Education was a key focus of the team’s on-land campaign and they used the race’s mascot -- Wisdom the Albatross -- to reinforce their messages to children. They had to adapt their campaign for each of the 12 host cities where the race docked, to take account of each nation’s particular circumstances.

“In Asia, they are just noticing the problem and in Sweden they have got a very intensive recycling plan in place. But so long as we are all moving forward on the journey it doesn’t really matter where anyone is,” Caffari said.

The top five marine plastic polluting countries are in Southeast Asia -- China, Indonesia, Philippines, Vietnam, and Thailand. But as Caffari notes, that is not the whole story. She remembered how the crew were sailing through the region earlier this year when China was implementing its decision to no longer accept shipments of rubbish, such as waste plastic and paper, from Britain or other countries.

China is the main destination for more than half of plastic waste exported by Western nations, and Caffari believes the decision to halt these imports was a crucial one.

”We need to deal with our own rubbish ourselves instead of sending it to other countries. Asia does have a huge problem but we don’t help by sending our rubbish to them,” she said.

As the ocean race drew to a close, Caffari was hoping to give the crew a “moment of glory” on the run-in to the Hague. But their race against the destruction caused by plastic pollution would continue, she said, with each team member seeking to keep momentum going in their own way.

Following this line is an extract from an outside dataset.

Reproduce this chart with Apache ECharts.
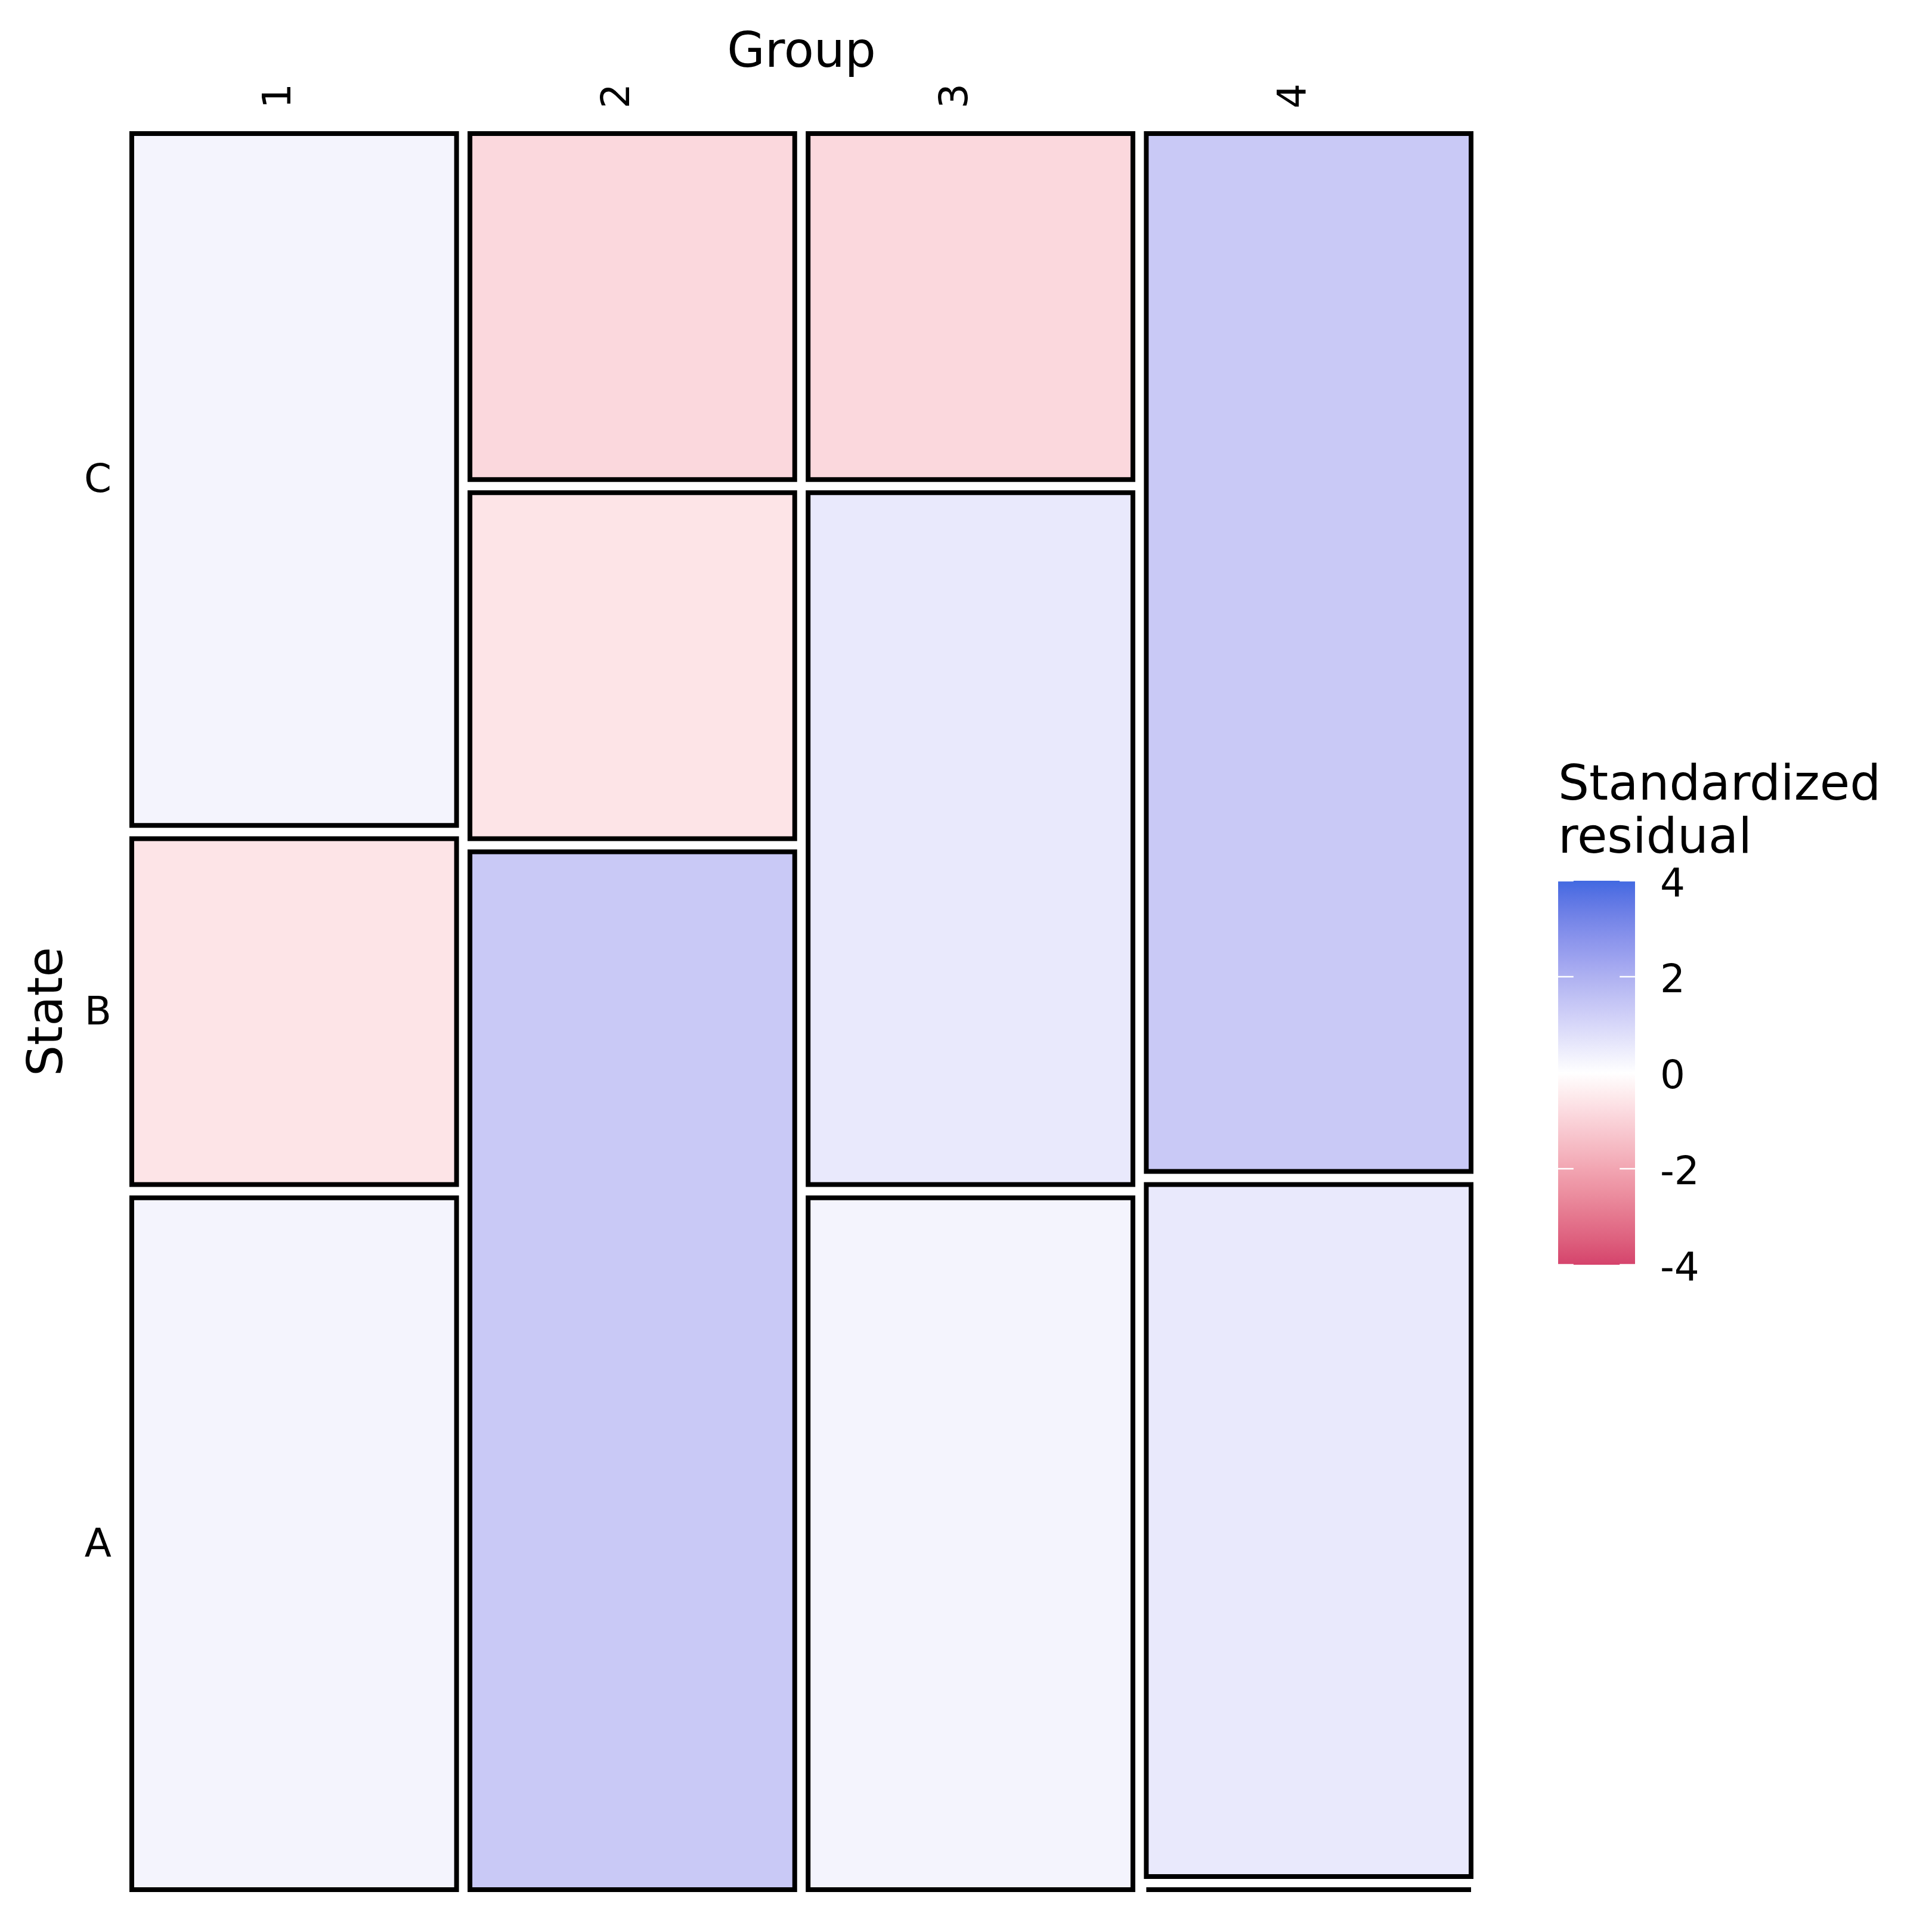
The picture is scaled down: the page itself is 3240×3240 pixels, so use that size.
<!DOCTYPE html>
<html>
<head>
<meta charset="utf-8">
<script src="https://cdn.jsdelivr.net/npm/echarts@6/dist/echarts.min.js"></script>
<style>html,body{margin:0;padding:0;background:#fff}#chart{width:3240px;height:3240px}</style>
</head>
<body>
<div id="chart"></div>
<script>
// ---------------- data ----------------
const groups = ['1', '2', '3', '4'];
const states = ['A', 'B', 'C'];
const groupShare = [0.25, 0.25, 0.25, 0.25];
// share of each state inside each group
const propA = [0.4, 0.6, 0.4, 0.4];
const propB = [0.2, 0.2, 0.4, 0.0];
const propC = [0.4, 0.2, 0.2, 0.6];
// standardized residual of each cell
const residA = [0.28, 1.36, 0.28, 0.56];
const residB = [-0.6, -0.6, 0.56, -1.2];
const residC = [0.28, -0.87, -0.87, 1.36];
const legendTicks = [-4, -2, 0, 2, 4];
const residMin = -4, residMax = 4;
const lowColor = '#d5436c', midColor = '#ffffff', highColor = '#4169e1';

// ---------------- colour ramp (Lab interpolation like ggplot) ----------------
function hexToRgb(h) { h = h.replace('#', ''); return [0, 2, 4].map(i => parseInt(h.substr(i, 2), 16)); }
function s2l(c) { c /= 255; return c <= 0.04045 ? c / 12.92 : Math.pow((c + 0.055) / 1.055, 2.4); }
function l2s(c) { const v = c <= 0.0031308 ? 12.92 * c : 1.055 * Math.pow(c, 1 / 2.4) - 0.055; return Math.round(Math.max(0, Math.min(1, v)) * 255); }
function rgbToLab(rgb) {
  const [R, G, B] = rgb.map(s2l);
  const X = (0.4124 * R + 0.3576 * G + 0.1805 * B) / 0.95047;
  const Y = (0.2126 * R + 0.7152 * G + 0.0722 * B);
  const Z = (0.0193 * R + 0.1192 * G + 0.9505 * B) / 1.08883;
  const f = t => t > 0.008856 ? Math.cbrt(t) : 7.787 * t + 16 / 116;
  const fx = f(X), fy = f(Y), fz = f(Z);
  return [116 * fy - 16, 500 * (fx - fy), 200 * (fy - fz)];
}
function labToHex(lab) {
  const [L, a, b] = lab;
  const fy = (L + 16) / 116, fx = fy + a / 500, fz = fy - b / 200;
  const inv = t => { const t3 = t * t * t; return t3 > 0.008856 ? t3 : (t - 16 / 116) / 7.787; };
  const X = inv(fx) * 0.95047, Y = inv(fy), Z = inv(fz) * 1.08883;
  const R = 3.2406 * X - 1.5372 * Y - 0.4986 * Z;
  const G = -0.9689 * X + 1.8758 * Y + 0.0415 * Z;
  const B = 0.0557 * X - 0.2040 * Y + 1.0570 * Z;
  return '#' + [R, G, B].map(c => l2s(c).toString(16).padStart(2, '0')).join('');
}
const labLow = rgbToLab(hexToRgb(lowColor)), labMid = rgbToLab(hexToRgb(midColor)), labHigh = rgbToLab(hexToRgb(highColor));
const rampN = 33;
const ramp = [];
for (let i = 0; i < rampN; i++) {
  const v = residMin + (residMax - residMin) * i / (rampN - 1);
  let lab;
  if (v < 0) { const t = (v - residMin) / (0 - residMin); lab = labLow.map((c, j) => c + (labMid[j] - c) * t); }
  else { const t = v / residMax; lab = labMid.map((c, j) => c + (labHigh[j] - c) * t); }
  ramp.push(labToHex(lab));
}

// ---------------- mosaic layout ----------------
const gapX = 0.01, gapY = 0.0075;
const props = [propA, propB, propC];
const resids = [residA, residB, residC];
const cells = [];
const xCenters = [];
const yCenters = [];
(function () {
  const usableX = 1 - gapX * (groups.length - 1);
  const usableY = 1 - gapY * (states.length - 1);
  const shareSum = groupShare.reduce((s, v) => s + v, 0);
  let x = 0;
  groups.forEach((g, k) => {
    const w = groupShare[k] * usableX / shareSum;
    const order = states.map((s, i) => i).sort((a, b) => ((props[a][k] > 0) - (props[b][k] > 0)) || (a - b));
    let y = 0;
    order.forEach(i => {
      const h = props[i][k] * usableY;
      cells.push([x, x + w, y, y + h, resids[i][k], g, states[i]]);
      if (k === 0) yCenters[i] = y + h / 2;
      y += h + gapY;
    });
    xCenters.push(x + w / 2);
    x += w + gapX;
  });
})();
function nearestIndex(arr, v) { let best = 0; arr.forEach((c, i) => { if (Math.abs(c - v) < Math.abs(arr[best] - v)) best = i; }); return best; }

const FONT = 'DejaVu Sans';
const chart = echarts.init(document.getElementById('chart'), null, { renderer: 'canvas' });
chart.setOption({
  backgroundColor: '#ffffff',
  animation: false,
  textStyle: { fontFamily: FONT, color: '#000' },
  title: {
    text: 'Standardized\nresidual',
    left: 2608, top: 1270,
    textStyle: { fontFamily: FONT, fontSize: 82, fontWeight: 'normal', color: '#000', lineHeight: 89 }
  },
  grid: [
    { left: 221, top: 224, width: 2246, height: 2945 },
    { left: 2613, top: 1477, width: 129, height: 644 }
  ],
  xAxis: [
    {
      gridIndex: 0, type: 'value', min: 0, max: 1, position: 'top',
      axisLine: { show: false }, axisTick: { show: false }, splitLine: { show: false },
      axisLabel: {
        customValues: xCenters, rotate: 90, margin: 42, fontSize: 66, color: '#000', fontFamily: FONT,
        verticalAlign: 'bottom', lineHeight: 46,
        formatter: v => groups[nearestIndex(xCenters, v)]
      },
      name: 'Group', nameLocation: 'middle', nameGap: 91,
      nameTextStyle: { fontSize: 82, color: '#000', fontFamily: FONT }
    },
    { gridIndex: 1, type: 'value', min: 0, max: 1, show: false }
  ],
  yAxis: [
    {
      gridIndex: 0, type: 'value', min: 0, max: 1,
      axisLine: { show: false }, axisTick: { show: false }, splitLine: { show: false },
      axisLabel: {
        customValues: yCenters, margin: 34, fontSize: 66, color: '#000', fontFamily: FONT,
        verticalAlign: 'top', lineHeight: 8,
        formatter: v => states[nearestIndex(yCenters, v)]
      },
      name: 'State', nameLocation: 'middle', nameGap: 97, nameRotate: 90,
      nameTextStyle: { fontSize: 82, color: '#000', fontFamily: FONT }
    },
    {
      gridIndex: 1, type: 'value', min: residMin, max: residMax, interval: 2, position: 'right',
      axisLine: { show: false }, splitLine: { show: false }, axisTick: { show: false },
      axisLabel: {
        margin: 42, fontSize: 66, color: '#000', fontFamily: FONT,
        verticalAlign: 'top', lineHeight: 18, customValues: legendTicks
      }
    }
  ],
  visualMap: {
    type: 'continuous', show: false, seriesIndex: 0, dimension: 4,
    min: residMin, max: residMax, inRange: { color: ramp }
  },
  series: [
    {
      type: 'custom', xAxisIndex: 0, yAxisIndex: 0, clip: false,
      encode: { x: [0, 1], y: [2, 3] },
      data: cells,
      renderItem: function (params, api) {
        const tl = api.coord([api.value(0), api.value(3)]);
        const br = api.coord([api.value(1), api.value(2)]);
        return {
          type: 'rect',
          shape: { x: tl[0], y: tl[1], width: br[0] - tl[0], height: br[1] - tl[1] },
          style: { fill: api.visual('color'), stroke: '#000000', lineWidth: 8, lineJoin: 'miter' }
        };
      }
    },
    {
      type: 'custom', xAxisIndex: 1, yAxisIndex: 1, clip: false, silent: true,
      encode: { x: [0, 1], y: [2, 3] },
      data: [[0, 1, residMin, residMax]],
      renderItem: function (params, api) {
        const tl = api.coord([api.value(0), api.value(3)]);
        const br = api.coord([api.value(1), api.value(2)]);
        const w = br[0] - tl[0];
        const tickLen = w * 0.2;
        const stops = ramp.slice().reverse().map((c, i) => ({ offset: i / (ramp.length - 1), color: c }));
        const children = [{
          type: 'rect',
          shape: { x: tl[0], y: tl[1], width: w, height: br[1] - tl[1] },
          style: { fill: { type: 'linear', x: 0, y: 0, x2: 0, y2: 1, colorStops: stops } }
        }];
        legendTicks.forEach(t => {
          const p = api.coord([0, t]);
          children.push({ type: 'line', shape: { x1: tl[0], y1: p[1], x2: tl[0] + tickLen, y2: p[1] }, style: { stroke: '#ffffff', lineWidth: 2.5 } });
          children.push({ type: 'line', shape: { x1: br[0] - tickLen, y1: p[1], x2: br[0], y2: p[1] }, style: { stroke: '#ffffff', lineWidth: 2.5 } });
        });
        return { type: 'group', children: children };
      }
    }
  ]
});
</script>
</body>
</html>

She believes that creating a virtuous circle is key. If the public demands more responsible policies, this will filter down to producers and force changes in manufacturing. Government legislation is also important to encourage people to think outside the box and accept the inevitability of change.

“We need plastic,” Caffari says. “But the type of plastic and what we do with it afterwards is the key thing here … Let’s think about a circular economy, let’s think of putting the infrastructure for recycling in place behind it and let’s make sure (plastic companies) are responsible for what they are producing and for where it goes beyond that.”

In a sense, the sheer scale and ubiquity of the problem may contain the seeds of a solution.

“For a while now, the issue has always been in someone else’s river, someone else’s beach, someone else’s ocean. Now, with the fact that it’s gone full circle, that microplastics are in the fish that we’re eating … I think people realise that it’s their problem, it’s everyone’s problem.  It doesn’t matter where you live.”